====== SOURCE DATA

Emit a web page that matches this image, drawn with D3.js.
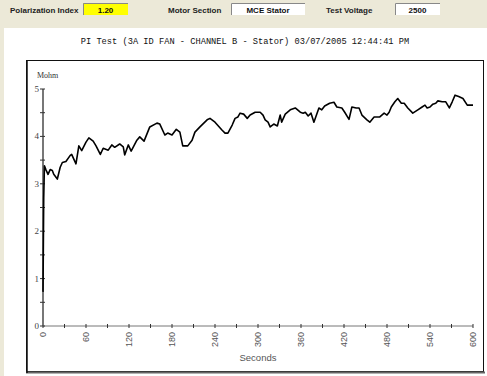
<!DOCTYPE html>
<html><head><meta charset="utf-8">
<script src="https://cdn.jsdelivr.net/npm/d3@7"></script>
<style>html,body{margin:0;padding:0;background:#ECE9D8;}svg{display:block;}</style>
</head><body>
<svg id="c" width="487" height="376"></svg>
<script>
const seconds = [0,1,2,4,7,10,13,15,20,24,27,32,38,40,46,50,54,60,64,70,74,80,84,91,96,100,107,112,114,119,123,131,135,141,149,159,163,170,174,180,186,191,195,202,208,212,219,229,233,240,250,254,258,264,268,272,275,280,285,289,296,303,307,310,314,317,322,327,331,333,338,345,352,359,363,366,370,374,378,385,389,393,400,406,410,417,421,427,431,437,441,445,452,456,462,466,470,476,480,483,486,491,495,500,504,509,516,523,529,533,536,540,544,548,551,557,562,567,571,575,580,586,592,596,600];
const mohm = [0.72,2.7,3.38,3.3,3.2,3.3,3.28,3.2,3.1,3.35,3.45,3.47,3.6,3.62,3.42,3.8,3.7,3.88,3.97,3.9,3.8,3.62,3.75,3.71,3.82,3.77,3.84,3.78,3.61,3.82,3.69,3.92,3.99,3.9,4.2,4.28,4.26,4.03,4.07,4.03,4.15,4.09,3.8,3.8,3.92,4.09,4.2,4.35,4.38,4.3,4.13,4.07,4.07,4.24,4.38,4.41,4.49,4.47,4.38,4.45,4.51,4.51,4.45,4.35,4.3,4.2,4.26,4.22,4.45,4.3,4.47,4.56,4.6,4.51,4.49,4.51,4.43,4.49,4.3,4.6,4.56,4.64,4.7,4.72,4.62,4.6,4.51,4.36,4.62,4.6,4.6,4.45,4.35,4.3,4.41,4.41,4.41,4.49,4.45,4.51,4.62,4.73,4.8,4.7,4.7,4.6,4.49,4.56,4.62,4.66,4.6,4.62,4.68,4.7,4.75,4.73,4.73,4.6,4.73,4.87,4.84,4.8,4.66,4.66,4.66];
const xTickLabels = [0,60,120,180,240,300,360,420,480,540,600];
const yTickLabels = [0,1,2,3,4,5];
const title = "PI Test (3A ID FAN - CHANNEL B - Stator) 03/07/2005 12:44:41 PM";
const fields = [
  {label:"Polarization Index", value:"1.20"},
  {label:"Motor Section", value:"MCE Stator"},
  {label:"Test Voltage", value:"2500"}
];

const svg = d3.select("#c");
// white panel
svg.append("rect").attr("x",4).attr("y",28).attr("width",483).attr("height",348).attr("fill","#fff");

// header fields
const fx = [{lx:10,bx:83,bw:45,fill:"#ffff00"},{lx:168,bx:231,bw:74,fill:"#fff"},{lx:326,bx:395,bw:45,fill:"#fff"}];
fields.forEach((f,i)=>{
  const p = fx[i];
  svg.append("text").attr("x",p.lx).attr("y",13).attr("font-family","Liberation Sans, Arial, sans-serif")
    .attr("font-size",8).attr("font-weight","bold").attr("fill","#222").text(f.label);
  svg.append("rect").attr("x",p.bx).attr("y",3).attr("width",p.bw).attr("height",12).attr("fill",p.fill);
  svg.append("path").attr("d",`M${p.bx+0.5},${15}V${3.5}H${p.bx+p.bw}`).attr("stroke","#888").attr("fill","none");
  svg.append("text").attr("x",p.bx+p.bw/2).attr("y",13).attr("text-anchor","middle")
    .attr("font-family","Liberation Sans, Arial, sans-serif").attr("font-size",8).attr("font-weight","bold")
    .attr("fill","#111").text(f.value);
});

// title
svg.append("text").attr("x",245).attr("y",44).attr("text-anchor","middle")
  .attr("font-family","Liberation Mono, Courier New, monospace").attr("font-size",8.7).attr("fill","#111").text(title);

// frame
svg.append("rect").attr("x",26.5).attr("y",60.5).attr("width",457).attr("height",311).attr("fill","none").attr("stroke","#111");
svg.append("line").attr("x1",26).attr("x2",485).attr("y1",372.5).attr("y2",372.5).attr("stroke","#666").attr("stroke-width",2);
svg.append("line").attr("x1",27).attr("x2",27).attr("y1",60).attr("y2",373).attr("stroke","#111").attr("stroke-width",1.5);

const x = d3.scaleLinear().domain([0,600]).range([43,473]);
const y = d3.scaleLinear().domain([0,5]).range([326,89]);

// x axis
svg.append("line").attr("x1",x(0)).attr("x2",x(600)).attr("y1",y(0)).attr("y2",y(0)).attr("stroke","#777");
svg.append("g").selectAll("line").data(d3.range(0,601,30)).join("line")
  .attr("x1",d=>x(d)).attr("x2",d=>x(d)).attr("y1",y(0)-2).attr("y2",y(0)+2).attr("stroke","#333");
svg.append("g").selectAll("text").data(xTickLabels).join("text")
  .attr("transform",d=>`translate(${x(d)+3},${y(0)+6}) rotate(-90)`).attr("text-anchor","end")
  .attr("font-family","Liberation Sans, Arial, sans-serif").attr("font-size",9).attr("fill","#555").text(d=>d);
svg.append("text").attr("x",258).attr("y",361).attr("text-anchor","middle")
  .attr("font-family","Liberation Sans, Arial, sans-serif").attr("font-size",9.5).attr("fill","#555").text("Seconds");

// y axis
svg.append("line").attr("x1",x(0)).attr("x2",x(0)).attr("y1",y(0)).attr("y2",y(5)).attr("stroke","#777").attr("stroke-width",2);
svg.append("g").selectAll("line").data(d3.range(0,5.01,0.5)).join("line")
  .attr("x1",x(0)-3).attr("x2",x(0)+2).attr("y1",d=>y(d)).attr("y2",d=>y(d)).attr("stroke","#333");
svg.append("g").selectAll("text").data(yTickLabels).join("text")
  .attr("x",x(0)-4).attr("y",d=>y(d)+3).attr("text-anchor","end")
  .attr("font-family","Liberation Serif, serif").attr("font-size",9).attr("fill","#444").text(d=>d);
svg.append("text").attr("x",37).attr("y",78).attr("font-family","Liberation Serif, serif")
  .attr("font-size",8).attr("fill","#333").text("Mohm");

// data line
const line = d3.line().x((d,i)=>x(seconds[i])).y(d=>y(d));
svg.append("path").datum(mohm).attr("d",line).attr("fill","none").attr("stroke","#000").attr("stroke-width",1.6).attr("stroke-linejoin","round");
</script>
</body></html>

============

PROBLEM: Omit the pictures and reproduce the listing exactly.

WRITTEN ANSWER:
Emit a web page that matches this image, drawn with D3.js.
<!DOCTYPE html>
<html><head><meta charset="utf-8">
<script src="https://cdn.jsdelivr.net/npm/d3@7"></script>
<style>html,body{margin:0;padding:0;background:#ECE9D8;}svg{display:block;}</style>
</head><body>
<svg id="c" width="487" height="376"></svg>
<script>
const seconds = [0,1,2,4,7,10,13,15,20,24,27,32,38,40,46,50,54,60,64,70,74,80,84,91,96,100,107,112,114,119,123,131,135,141,149,159,163,170,174,180,186,191,195,202,208,212,219,229,233,240,250,254,258,264,268,272,275,280,285,289,296,303,307,310,314,317,322,327,331,333,338,345,352,359,363,366,370,374,378,385,389,393,400,406,410,417,421,427,431,437,441,445,452,456,462,466,470,476,480,483,486,491,495,500,504,509,516,523,529,533,536,540,544,548,551,557,562,567,571,575,580,586,592,596,600];
const mohm = [0.72,2.7,3.38,3.3,3.2,3.3,3.28,3.2,3.1,3.35,3.45,3.47,3.6,3.62,3.42,3.8,3.7,3.88,3.97,3.9,3.8,3.62,3.75,3.71,3.82,3.77,3.84,3.78,3.61,3.82,3.69,3.92,3.99,3.9,4.2,4.28,4.26,4.03,4.07,4.03,4.15,4.09,3.8,3.8,3.92,4.09,4.2,4.35,4.38,4.3,4.13,4.07,4.07,4.24,4.38,4.41,4.49,4.47,4.38,4.45,4.51,4.51,4.45,4.35,4.3,4.2,4.26,4.22,4.45,4.3,4.47,4.56,4.6,4.51,4.49,4.51,4.43,4.49,4.3,4.6,4.56,4.64,4.7,4.72,4.62,4.6,4.51,4.36,4.62,4.6,4.6,4.45,4.35,4.3,4.41,4.41,4.41,4.49,4.45,4.51,4.62,4.73,4.8,4.7,4.7,4.6,4.49,4.56,4.62,4.66,4.6,4.62,4.68,4.7,4.75,4.73,4.73,4.6,4.73,4.87,4.84,4.8,4.66,4.66,4.66];
const xTickLabels = [0,60,120,180,240,300,360,420,480,540,600];
const yTickLabels = [0,1,2,3,4,5];
const title = "PI Test (3A ID FAN - CHANNEL B - Stator) 03/07/2005 12:44:41 PM";
const fields = [
  {label:"Polarization Index", value:"1.20"},
  {label:"Motor Section", value:"MCE Stator"},
  {label:"Test Voltage", value:"2500"}
];

const svg = d3.select("#c");
// white panel
svg.append("rect").attr("x",4).attr("y",28).attr("width",483).attr("height",348).attr("fill","#fff");

// header fields
const fx = [{lx:10,bx:83,bw:45,fill:"#ffff00"},{lx:168,bx:231,bw:74,fill:"#fff"},{lx:326,bx:395,bw:45,fill:"#fff"}];
fields.forEach((f,i)=>{
  const p = fx[i];
  svg.append("text").attr("x",p.lx).attr("y",13).attr("font-family","Liberation Sans, Arial, sans-serif")
    .attr("font-size",8).attr("font-weight","bold").attr("fill","#222").text(f.label);
  svg.append("rect").attr("x",p.bx).attr("y",3).attr("width",p.bw).attr("height",12).attr("fill",p.fill);
  svg.append("path").attr("d",`M${p.bx+0.5},${15}V${3.5}H${p.bx+p.bw}`).attr("stroke","#888").attr("fill","none");
  svg.append("text").attr("x",p.bx+p.bw/2).attr("y",13).attr("text-anchor","middle")
    .attr("font-family","Liberation Sans, Arial, sans-serif").attr("font-size",8).attr("font-weight","bold")
    .attr("fill","#111").text(f.value);
});

// title
svg.append("text").attr("x",245).attr("y",44).attr("text-anchor","middle")
  .attr("font-family","Liberation Mono, Courier New, monospace").attr("font-size",8.7).attr("fill","#111").text(title);

// frame
svg.append("rect").attr("x",26.5).attr("y",60.5).attr("width",457).attr("height",311).attr("fill","none").attr("stroke","#111");
svg.append("line").attr("x1",26).attr("x2",485).attr("y1",372.5).attr("y2",372.5).attr("stroke","#666").attr("stroke-width",2);
svg.append("line").attr("x1",27).attr("x2",27).attr("y1",60).attr("y2",373).attr("stroke","#111").attr("stroke-width",1.5);

const x = d3.scaleLinear().domain([0,600]).range([43,473]);
const y = d3.scaleLinear().domain([0,5]).range([326,89]);

// x axis
svg.append("line").attr("x1",x(0)).attr("x2",x(600)).attr("y1",y(0)).attr("y2",y(0)).attr("stroke","#777");
svg.append("g").selectAll("line").data(d3.range(0,601,30)).join("line")
  .attr("x1",d=>x(d)).attr("x2",d=>x(d)).attr("y1",y(0)-2).attr("y2",y(0)+2).attr("stroke","#333");
svg.append("g").selectAll("text").data(xTickLabels).join("text")
  .attr("transform",d=>`translate(${x(d)+3},${y(0)+6}) rotate(-90)`).attr("text-anchor","end")
  .attr("font-family","Liberation Sans, Arial, sans-serif").attr("font-size",9).attr("fill","#555").text(d=>d);
svg.append("text").attr("x",258).attr("y",361).attr("text-anchor","middle")
  .attr("font-family","Liberation Sans, Arial, sans-serif").attr("font-size",9.5).attr("fill","#555").text("Seconds");

// y axis
svg.append("line").attr("x1",x(0)).attr("x2",x(0)).attr("y1",y(0)).attr("y2",y(5)).attr("stroke","#777").attr("stroke-width",2);
svg.append("g").selectAll("line").data(d3.range(0,5.01,0.5)).join("line")
  .attr("x1",x(0)-3).attr("x2",x(0)+2).attr("y1",d=>y(d)).attr("y2",d=>y(d)).attr("stroke","#333");
svg.append("g").selectAll("text").data(yTickLabels).join("text")
  .attr("x",x(0)-4).attr("y",d=>y(d)+3).attr("text-anchor","end")
  .attr("font-family","Liberation Serif, serif").attr("font-size",9).attr("fill","#444").text(d=>d);
svg.append("text").attr("x",37).attr("y",78).attr("font-family","Liberation Serif, serif")
  .attr("font-size",8).attr("fill","#333").text("Mohm");

// data line
const line = d3.line().x((d,i)=>x(seconds[i])).y(d=>y(d));
svg.append("path").datum(mohm).attr("d",line).attr("fill","none").attr("stroke","#000").attr("stroke-width",1.6).attr("stroke-linejoin","round");
</script>
</body></html>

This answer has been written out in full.